O preparo, apesar de trabalhoso, reserva grande expectativa salivada. Há um prêmio, o fruto do pecado, que mais ali na frente vai se traduzir em fritura frisante no azeite de dendê. O camarão que foi temperado no azeite de dendê. O vatapá que foi enlameado de azeite de dendê. É overdose de dendê!

A embriaguez provoca a ressaca dos dias seguintes.

Não, maledicente senhora, que vive de sorriso de canto de boca desejando revertério alheio por conta da fama INJUSTA (ou não) que a comida baiana provoca. Fique a sua pessoa sabendo que o arranjo com as entidades protetoras do bom acarajé foi feito de acordo com os preceitos mais rígidos de conformidade e bênção. Arranjo para o não desarranjo, por assim dizer.

Quem nunca comeu um bom acarajé quando come se lambuza. As pessoas se lambuzam, as roupas das pessoas se lambuzam, as panelas se lambuzam, os armários se lambuzam, as paredes se lambuzam. Daí que estamos envoltos pela lambuzência com um pé na eternidade. Porque, meu obsessivo-compulsivo leitor, se tem certeza nessa vida como a morte, os impostos, estupidez humana e a porção de lambreta na praia com dose extra de areia, é a de que as manchas de dendê brincam de esconde-esconde.

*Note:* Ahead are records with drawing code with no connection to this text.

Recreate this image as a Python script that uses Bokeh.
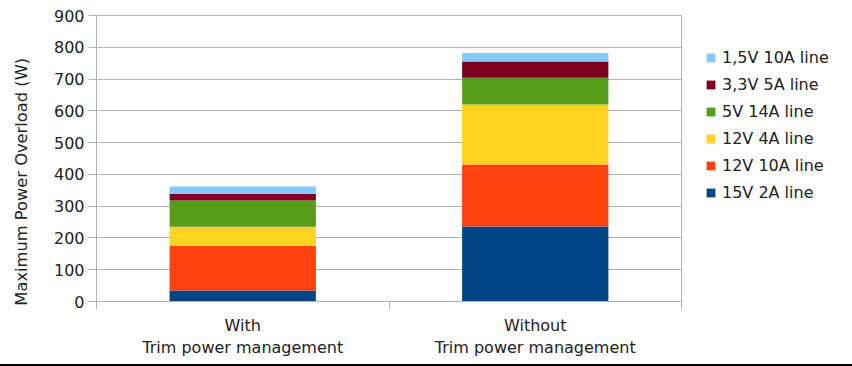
import math
from bokeh.plotting import figure
from bokeh.models import (Range1d, FixedTicker, LinearAxis, Legend, LegendItem,
                          ColumnDataSource)
from bokeh.embed import file_html
from bokeh.resources import INLINE

categories = ["With\nTrim power management", "Without\nTrim power management"]
series_names = ["15V 2A line", "12V 10A line", "12V 4A line",
                "5V 14A line", "3,3V 5A line", "1,5V 10A line"]
line_15v_2a = [35, 236]
line_12v_10a = [140, 195]
line_12v_4a = [60, 189]
line_5v_14a = [83, 84]
line_3v3_5a = [21, 51]
line_1v5_10a = [23, 27]
colors = ["#004586", "#ff420e", "#ffd320", "#579d1c", "#7e0021", "#83caff"]
y_ticks = [0, 100, 200, 300, 400, 500, 600, 700, 800, 900]
y_label = "Maximum Power Overload (W)"

FONT = "DejaVu Sans"
TXT = "#222222"
GRID = "#b3b3b3"

xs = [i + 0.5 for i in range(len(categories))]
keys = ["s0", "s1", "s2", "s3", "s4", "s5"]
data = dict(x=xs)
for k, vals in zip(keys, [line_15v_2a, line_12v_10a, line_12v_4a,
                          line_5v_14a, line_3v3_5a, line_1v5_10a]):
    data[k] = vals
source = ColumnDataSource(data)

p = figure(frame_width=585, frame_height=286,
           min_border_left=96, min_border_top=15,
           min_border_right=169, min_border_bottom=63,
           x_range=Range1d(0, len(categories)), y_range=Range1d(0, 900),
           output_backend="svg", toolbar_location=None, tools="")
p.styles = {"border-right": "2px solid black", "border-bottom": "2px solid black"}

renderers = p.vbar_stack(keys, x="x", width=0.5, source=source,
                         color=colors, line_color=None)

p.outline_line_color = GRID
p.background_fill_color = "white"
p.border_fill_color = "white"
p.xgrid.visible = False
p.ygrid.grid_line_color = GRID
p.ygrid.grid_line_width = 1

# y axis
yax = p.yaxis[0]
yax.ticker = FixedTicker(ticks=y_ticks)
yax.axis_line_color = GRID
yax.major_tick_line_color = GRID
yax.major_tick_out = 8
yax.major_tick_in = 0
yax.minor_tick_line_color = None
yax.major_label_text_font = FONT
yax.major_label_text_font_size = "16px"
yax.major_label_text_color = TXT
yax.major_label_standoff = 4
# trailing no-break spaces shift the centred title down, as in the reference
yax.axis_label = y_label + "\u00a0" * 9
yax.axis_label_text_font = FONT
yax.axis_label_text_font_size = "16.3px"
yax.axis_label_text_font_style = "normal"
yax.axis_label_text_color = TXT
yax.axis_label_standoff = 20

# x axis: ticks at category boundaries
xa = p.xaxis[0]
xa.ticker = FixedTicker(ticks=list(range(len(categories) + 1)))
xa.axis_line_color = GRID
xa.major_tick_line_color = GRID
xa.major_tick_out = 8
xa.major_tick_in = 0
xa.minor_tick_line_color = None
xa.major_label_overrides = {i: "" for i in range(len(categories) + 1)}
xa.major_label_text_font_size = "1px"
xa.major_label_standoff = 0

# x axis: category labels at centers
xb = LinearAxis(ticker=FixedTicker(ticks=xs),
                major_label_overrides={x: c for x, c in zip(xs, categories)})
xb.axis_line_color = None
xb.major_tick_line_color = None
xb.minor_tick_line_color = None
xb.major_label_text_font = FONT
xb.major_label_text_font_size = "16px"
xb.major_label_text_color = TXT
xb.major_label_standoff = 0
p.add_layout(xb, "below")

items = [LegendItem(label=n, renderers=[r]) for n, r in zip(series_names, renderers)]
legend = Legend(items=list(reversed(items)), location=(24, 99),
                glyph_width=11, glyph_height=11, label_standoff=6,
                label_height=20, spacing=7, padding=0, margin=0,
                border_line_color=None, background_fill_alpha=0,
                label_text_font=FONT, label_text_font_size="16px",
                label_text_color=TXT)
p.add_layout(legend, "right")

open("out.html", "w").write(file_html(p, INLINE))
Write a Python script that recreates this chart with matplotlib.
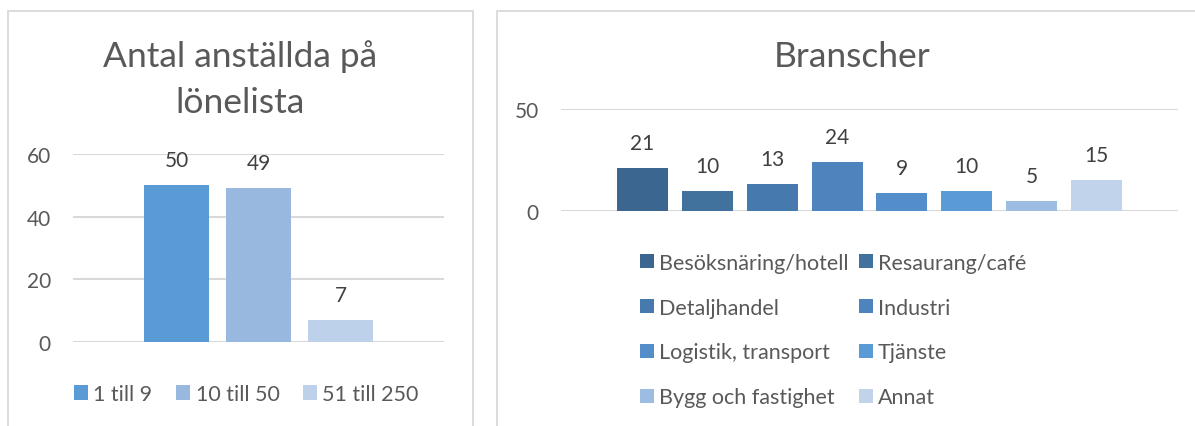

Não, nem me venha atribuir falta de zelo na faxina. Não é assim que funciona.

Digamos que uma porta do armário tem a manchinha característica, aquele pontinho amarelo gritando na sua cara. Você, contente, assoviando uma canção, busca um paninho úmido, uma bucha com detergente, e esfrega a comprovação de que ali houve felicidade. Depois, limpa-se o pano, ou a bucha, para quando você se virar dar de cara com uma mancha um pouco maior na porta que estava atrás de você. Não, ela não estava ali. Porque, se você ainda não entendeu, a porra da mancha, traquinas, se TELETRANSPORTA a cada raspa de limpeza, inclusive aumentando de tamanho. Você, renitente, limpa a segunda porta. Quando se toca, “BUM” (alô, Joesley), sua camiseta está suja. “Oxe, como pode?” você indaga. Aproveita para colocar a roupa para lavar, para, “BUM”, ver a máquina de lavar manchada de amarelo. O processo, acredite, não tem fim.

Vale mais a pena se entregar aos resquícios de amarelitude para não ser engolidos por eles. Sinto-me, assim, numa espécie de embriaguez constante de dendê, vestido de amarelo para disfarçar o que dá, e numa sanha danada para em breve repetir a dose. É mais forte do que eu. Não vou nem me atrever a dizer a heresia de que “está tudo bem, eu paro quando eu quiser.”, mantra dos viciados que não se dão conta do tamanho de seu problema. Porque, sim, está tudo bem justamente pelo fato de que eu não preciso parar nunca. E se em algum momento não tiver mais nenhum ponto amarelo perdido pela casa, é sinal de que estou fazendo coisa errada. É sinal de que estou voltando à época que era baiano mas não praticava.